:: Supplied records ::
------------------------------------------------

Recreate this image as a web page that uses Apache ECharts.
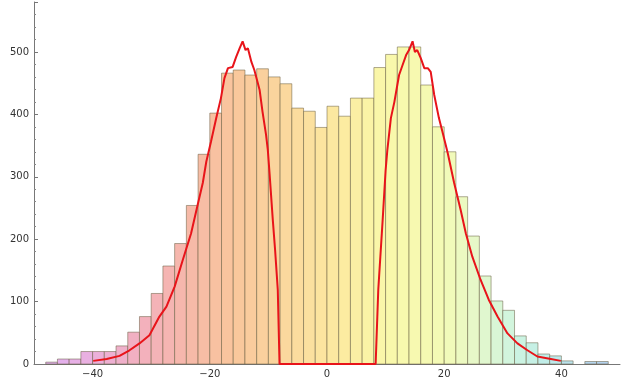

------------------------------------------------

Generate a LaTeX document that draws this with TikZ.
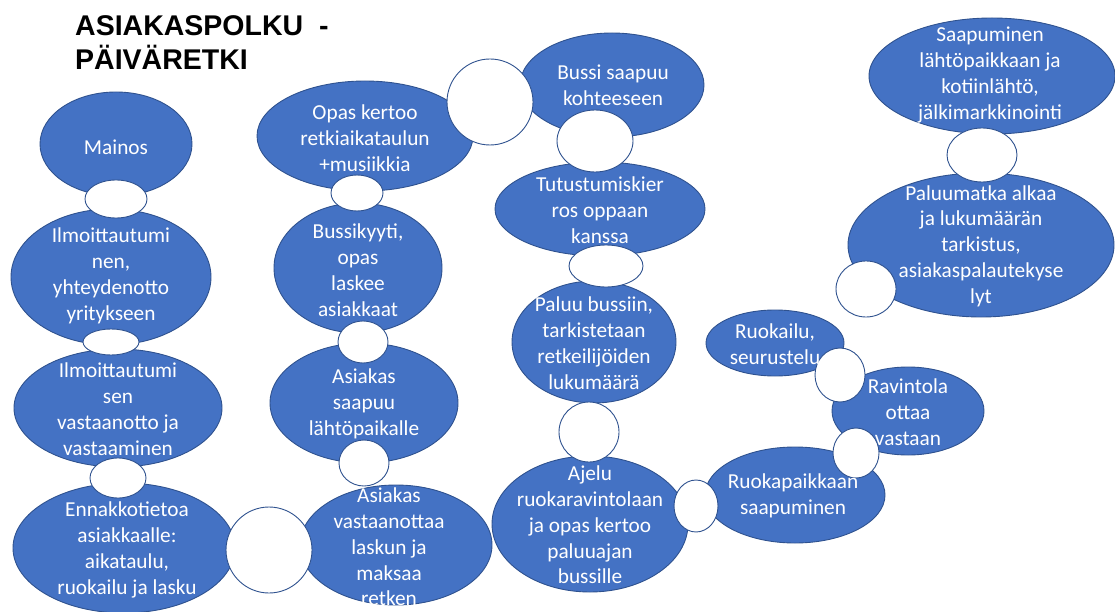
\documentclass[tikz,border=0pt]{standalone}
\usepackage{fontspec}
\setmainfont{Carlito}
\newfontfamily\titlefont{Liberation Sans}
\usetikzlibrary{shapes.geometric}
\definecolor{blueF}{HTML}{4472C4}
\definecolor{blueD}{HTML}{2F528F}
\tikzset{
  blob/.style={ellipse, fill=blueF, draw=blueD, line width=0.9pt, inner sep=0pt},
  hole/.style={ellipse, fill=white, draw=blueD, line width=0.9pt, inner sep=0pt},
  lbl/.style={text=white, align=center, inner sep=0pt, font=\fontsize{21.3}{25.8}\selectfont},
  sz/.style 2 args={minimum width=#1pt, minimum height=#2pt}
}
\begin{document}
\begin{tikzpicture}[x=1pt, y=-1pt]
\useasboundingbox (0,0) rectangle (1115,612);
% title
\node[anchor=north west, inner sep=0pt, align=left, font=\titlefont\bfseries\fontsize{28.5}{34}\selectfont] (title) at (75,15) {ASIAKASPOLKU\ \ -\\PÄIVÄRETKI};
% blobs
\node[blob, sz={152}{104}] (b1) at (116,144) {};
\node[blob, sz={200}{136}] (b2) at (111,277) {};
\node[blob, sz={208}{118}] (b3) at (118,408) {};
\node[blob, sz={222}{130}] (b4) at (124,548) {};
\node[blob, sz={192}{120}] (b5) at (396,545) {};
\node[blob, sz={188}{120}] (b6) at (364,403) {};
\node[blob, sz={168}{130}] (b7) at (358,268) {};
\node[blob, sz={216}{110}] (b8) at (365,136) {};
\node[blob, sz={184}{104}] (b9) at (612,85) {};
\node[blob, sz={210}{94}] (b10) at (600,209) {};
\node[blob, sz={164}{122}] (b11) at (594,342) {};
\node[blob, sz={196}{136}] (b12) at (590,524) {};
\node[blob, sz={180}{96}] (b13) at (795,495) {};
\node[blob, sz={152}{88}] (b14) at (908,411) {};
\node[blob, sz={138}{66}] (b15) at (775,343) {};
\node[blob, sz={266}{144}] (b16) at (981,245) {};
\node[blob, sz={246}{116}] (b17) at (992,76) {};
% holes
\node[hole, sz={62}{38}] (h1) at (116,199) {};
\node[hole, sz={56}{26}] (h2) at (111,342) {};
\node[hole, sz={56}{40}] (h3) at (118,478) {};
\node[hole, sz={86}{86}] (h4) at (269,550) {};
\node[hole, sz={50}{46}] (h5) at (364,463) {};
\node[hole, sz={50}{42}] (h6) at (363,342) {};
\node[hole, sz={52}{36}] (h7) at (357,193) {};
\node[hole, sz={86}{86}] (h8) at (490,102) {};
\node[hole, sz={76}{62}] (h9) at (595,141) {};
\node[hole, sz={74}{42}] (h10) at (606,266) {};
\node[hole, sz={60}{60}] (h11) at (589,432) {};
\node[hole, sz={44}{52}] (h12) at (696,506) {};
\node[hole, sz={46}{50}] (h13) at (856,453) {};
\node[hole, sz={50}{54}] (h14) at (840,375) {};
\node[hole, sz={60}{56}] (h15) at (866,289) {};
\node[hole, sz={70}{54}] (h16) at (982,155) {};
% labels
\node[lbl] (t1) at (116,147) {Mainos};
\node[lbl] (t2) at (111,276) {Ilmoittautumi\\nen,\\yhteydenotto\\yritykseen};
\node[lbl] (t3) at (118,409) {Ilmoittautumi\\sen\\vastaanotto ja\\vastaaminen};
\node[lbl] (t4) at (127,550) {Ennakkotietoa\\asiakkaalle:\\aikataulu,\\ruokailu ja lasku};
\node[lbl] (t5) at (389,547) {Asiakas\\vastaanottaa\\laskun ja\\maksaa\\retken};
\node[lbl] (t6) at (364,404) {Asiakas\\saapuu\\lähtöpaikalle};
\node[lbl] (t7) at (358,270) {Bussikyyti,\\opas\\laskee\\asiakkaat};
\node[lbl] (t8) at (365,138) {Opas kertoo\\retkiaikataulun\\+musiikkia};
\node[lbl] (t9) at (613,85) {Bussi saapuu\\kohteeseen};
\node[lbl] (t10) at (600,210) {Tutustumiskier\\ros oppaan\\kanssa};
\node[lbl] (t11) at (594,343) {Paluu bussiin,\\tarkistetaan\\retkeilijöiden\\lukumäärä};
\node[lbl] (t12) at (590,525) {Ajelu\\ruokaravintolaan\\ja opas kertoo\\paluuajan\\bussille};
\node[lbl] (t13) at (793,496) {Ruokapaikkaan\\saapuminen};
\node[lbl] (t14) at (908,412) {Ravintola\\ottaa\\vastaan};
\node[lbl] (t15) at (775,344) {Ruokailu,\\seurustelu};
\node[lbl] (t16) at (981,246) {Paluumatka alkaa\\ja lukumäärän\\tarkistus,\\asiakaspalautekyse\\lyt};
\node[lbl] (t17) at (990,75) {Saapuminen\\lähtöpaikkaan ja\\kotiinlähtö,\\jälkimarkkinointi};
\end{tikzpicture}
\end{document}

------------------------------------------------

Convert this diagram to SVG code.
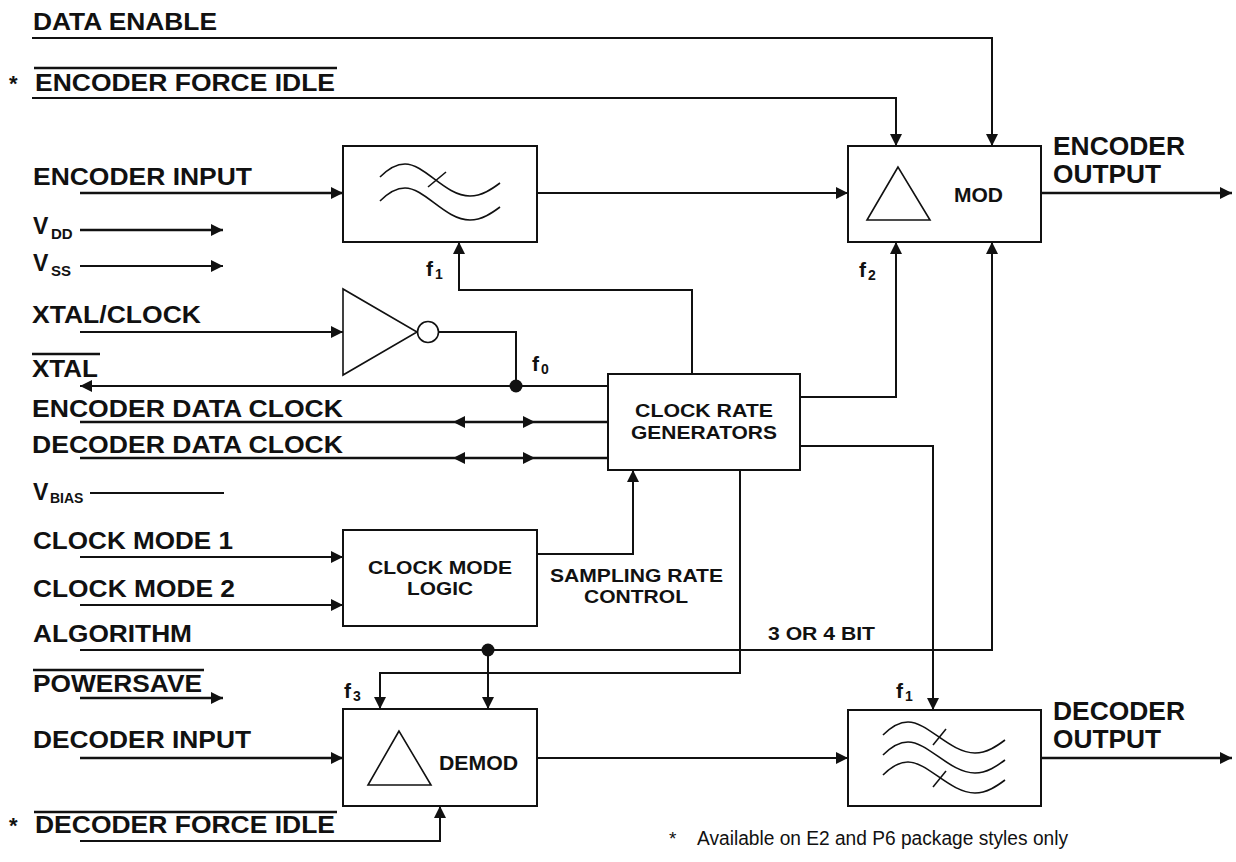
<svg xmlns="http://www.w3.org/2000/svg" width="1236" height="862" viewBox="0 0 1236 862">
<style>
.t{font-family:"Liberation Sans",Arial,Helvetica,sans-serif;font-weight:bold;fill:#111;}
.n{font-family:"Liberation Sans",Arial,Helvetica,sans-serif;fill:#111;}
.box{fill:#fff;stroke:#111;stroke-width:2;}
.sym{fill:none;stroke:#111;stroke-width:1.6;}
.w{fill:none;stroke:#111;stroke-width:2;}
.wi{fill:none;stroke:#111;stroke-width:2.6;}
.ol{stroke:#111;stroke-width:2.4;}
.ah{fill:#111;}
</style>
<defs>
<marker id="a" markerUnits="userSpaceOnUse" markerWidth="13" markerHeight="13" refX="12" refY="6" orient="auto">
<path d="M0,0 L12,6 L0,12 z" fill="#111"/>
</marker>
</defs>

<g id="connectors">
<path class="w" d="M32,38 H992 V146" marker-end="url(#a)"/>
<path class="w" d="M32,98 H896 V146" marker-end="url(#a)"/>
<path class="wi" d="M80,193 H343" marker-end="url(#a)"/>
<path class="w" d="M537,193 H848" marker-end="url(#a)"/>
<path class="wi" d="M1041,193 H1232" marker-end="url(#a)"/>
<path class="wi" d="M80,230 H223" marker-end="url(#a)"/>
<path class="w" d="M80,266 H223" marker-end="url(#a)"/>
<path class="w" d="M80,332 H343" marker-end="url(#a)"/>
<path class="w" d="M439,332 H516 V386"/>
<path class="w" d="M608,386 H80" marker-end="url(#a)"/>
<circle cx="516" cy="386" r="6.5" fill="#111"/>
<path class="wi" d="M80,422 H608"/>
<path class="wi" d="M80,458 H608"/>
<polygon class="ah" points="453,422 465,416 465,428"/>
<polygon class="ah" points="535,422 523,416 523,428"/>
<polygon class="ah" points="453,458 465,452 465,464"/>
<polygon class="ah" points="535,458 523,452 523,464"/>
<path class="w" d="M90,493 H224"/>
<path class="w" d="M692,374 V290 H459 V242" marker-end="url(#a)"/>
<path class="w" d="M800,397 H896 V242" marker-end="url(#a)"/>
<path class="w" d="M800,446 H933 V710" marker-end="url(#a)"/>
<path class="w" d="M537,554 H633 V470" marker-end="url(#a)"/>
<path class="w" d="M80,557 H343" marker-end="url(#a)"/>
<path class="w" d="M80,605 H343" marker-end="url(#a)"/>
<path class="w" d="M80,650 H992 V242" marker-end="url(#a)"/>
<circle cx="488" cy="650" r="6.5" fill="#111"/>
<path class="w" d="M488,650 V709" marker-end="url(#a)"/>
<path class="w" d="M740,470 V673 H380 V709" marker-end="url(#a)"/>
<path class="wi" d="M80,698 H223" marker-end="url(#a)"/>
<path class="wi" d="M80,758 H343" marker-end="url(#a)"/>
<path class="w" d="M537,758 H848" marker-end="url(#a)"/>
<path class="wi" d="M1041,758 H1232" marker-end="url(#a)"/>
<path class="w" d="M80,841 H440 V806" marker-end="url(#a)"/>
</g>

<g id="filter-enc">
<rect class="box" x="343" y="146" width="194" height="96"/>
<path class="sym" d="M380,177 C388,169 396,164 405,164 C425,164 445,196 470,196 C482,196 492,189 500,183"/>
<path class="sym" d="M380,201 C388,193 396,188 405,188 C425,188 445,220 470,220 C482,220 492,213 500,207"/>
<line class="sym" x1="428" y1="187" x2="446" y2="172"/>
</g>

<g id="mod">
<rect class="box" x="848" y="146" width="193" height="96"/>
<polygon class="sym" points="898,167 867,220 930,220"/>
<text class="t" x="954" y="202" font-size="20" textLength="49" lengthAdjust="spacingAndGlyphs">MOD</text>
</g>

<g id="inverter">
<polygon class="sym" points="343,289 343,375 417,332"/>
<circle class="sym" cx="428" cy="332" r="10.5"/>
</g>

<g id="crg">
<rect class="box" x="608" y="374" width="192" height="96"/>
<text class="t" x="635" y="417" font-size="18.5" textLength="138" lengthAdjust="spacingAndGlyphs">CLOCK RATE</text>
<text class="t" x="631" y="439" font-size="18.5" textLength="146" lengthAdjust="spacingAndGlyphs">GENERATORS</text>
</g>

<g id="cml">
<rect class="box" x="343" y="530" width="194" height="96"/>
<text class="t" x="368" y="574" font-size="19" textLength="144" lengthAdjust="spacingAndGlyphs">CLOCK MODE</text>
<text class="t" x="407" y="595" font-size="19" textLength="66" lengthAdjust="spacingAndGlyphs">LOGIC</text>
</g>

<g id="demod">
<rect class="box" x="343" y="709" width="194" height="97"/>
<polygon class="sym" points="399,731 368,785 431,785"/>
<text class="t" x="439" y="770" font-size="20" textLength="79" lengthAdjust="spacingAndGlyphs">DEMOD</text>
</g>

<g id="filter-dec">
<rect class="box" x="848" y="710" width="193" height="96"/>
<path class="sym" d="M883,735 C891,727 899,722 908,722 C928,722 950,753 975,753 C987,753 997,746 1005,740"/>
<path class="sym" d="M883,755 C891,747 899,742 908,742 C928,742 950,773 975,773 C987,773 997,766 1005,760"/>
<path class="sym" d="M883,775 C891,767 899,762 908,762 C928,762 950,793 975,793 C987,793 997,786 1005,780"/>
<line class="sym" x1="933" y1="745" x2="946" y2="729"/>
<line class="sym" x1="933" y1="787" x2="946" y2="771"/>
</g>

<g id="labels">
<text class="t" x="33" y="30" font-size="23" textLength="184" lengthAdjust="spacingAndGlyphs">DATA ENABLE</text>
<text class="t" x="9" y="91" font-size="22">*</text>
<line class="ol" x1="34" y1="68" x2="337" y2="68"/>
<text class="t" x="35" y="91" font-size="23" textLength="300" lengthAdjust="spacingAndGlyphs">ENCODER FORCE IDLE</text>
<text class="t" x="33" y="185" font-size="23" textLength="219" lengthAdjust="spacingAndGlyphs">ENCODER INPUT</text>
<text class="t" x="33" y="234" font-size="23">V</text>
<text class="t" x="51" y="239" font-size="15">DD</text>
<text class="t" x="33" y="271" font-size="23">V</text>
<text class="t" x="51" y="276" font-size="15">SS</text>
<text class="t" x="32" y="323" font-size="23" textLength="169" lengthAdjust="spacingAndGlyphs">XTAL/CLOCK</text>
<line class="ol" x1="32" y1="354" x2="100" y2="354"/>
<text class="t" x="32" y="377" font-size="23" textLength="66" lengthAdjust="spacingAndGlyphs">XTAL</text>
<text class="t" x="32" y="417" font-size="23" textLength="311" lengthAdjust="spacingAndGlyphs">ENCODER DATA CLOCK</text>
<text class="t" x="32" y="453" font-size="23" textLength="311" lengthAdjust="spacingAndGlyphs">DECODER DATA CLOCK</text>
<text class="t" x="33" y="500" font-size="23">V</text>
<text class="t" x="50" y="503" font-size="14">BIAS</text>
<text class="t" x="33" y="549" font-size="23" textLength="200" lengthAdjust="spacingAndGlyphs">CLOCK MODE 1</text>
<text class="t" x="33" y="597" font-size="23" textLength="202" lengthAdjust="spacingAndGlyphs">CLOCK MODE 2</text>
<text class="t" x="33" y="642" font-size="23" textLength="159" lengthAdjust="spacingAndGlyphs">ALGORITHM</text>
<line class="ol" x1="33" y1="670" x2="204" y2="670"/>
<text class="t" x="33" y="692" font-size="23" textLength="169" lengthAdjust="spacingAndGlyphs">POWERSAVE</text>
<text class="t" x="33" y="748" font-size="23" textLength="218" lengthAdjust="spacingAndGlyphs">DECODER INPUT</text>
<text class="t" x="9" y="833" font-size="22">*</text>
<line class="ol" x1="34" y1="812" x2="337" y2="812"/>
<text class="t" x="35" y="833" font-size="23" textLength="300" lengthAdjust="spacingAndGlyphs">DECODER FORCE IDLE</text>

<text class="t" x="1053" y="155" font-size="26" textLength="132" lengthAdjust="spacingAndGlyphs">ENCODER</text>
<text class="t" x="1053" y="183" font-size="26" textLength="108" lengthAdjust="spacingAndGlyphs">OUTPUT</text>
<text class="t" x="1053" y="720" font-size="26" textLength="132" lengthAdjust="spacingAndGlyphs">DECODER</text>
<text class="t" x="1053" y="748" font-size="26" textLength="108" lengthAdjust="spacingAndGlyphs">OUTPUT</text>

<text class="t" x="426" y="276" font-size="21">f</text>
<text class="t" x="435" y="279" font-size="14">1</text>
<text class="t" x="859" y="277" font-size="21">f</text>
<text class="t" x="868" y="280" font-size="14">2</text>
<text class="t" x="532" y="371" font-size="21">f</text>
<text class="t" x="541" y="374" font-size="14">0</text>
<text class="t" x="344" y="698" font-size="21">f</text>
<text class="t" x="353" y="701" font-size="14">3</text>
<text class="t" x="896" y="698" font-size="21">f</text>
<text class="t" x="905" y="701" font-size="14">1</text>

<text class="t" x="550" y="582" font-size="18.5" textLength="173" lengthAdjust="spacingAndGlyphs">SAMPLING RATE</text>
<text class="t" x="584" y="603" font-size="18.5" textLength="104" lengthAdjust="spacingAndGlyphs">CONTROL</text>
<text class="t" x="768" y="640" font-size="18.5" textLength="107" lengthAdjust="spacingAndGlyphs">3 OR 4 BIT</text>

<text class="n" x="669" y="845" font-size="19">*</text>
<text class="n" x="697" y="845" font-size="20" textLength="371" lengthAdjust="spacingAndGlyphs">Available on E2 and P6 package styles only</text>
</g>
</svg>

------------------------------------------------

:: Task to complete ::
In the entries above, locate every line with the word "that" and copy it.

:: Response below ::
Recreate this image as a web page that uses Apache ECharts.
Generate a LaTeX document that draws this with TikZ.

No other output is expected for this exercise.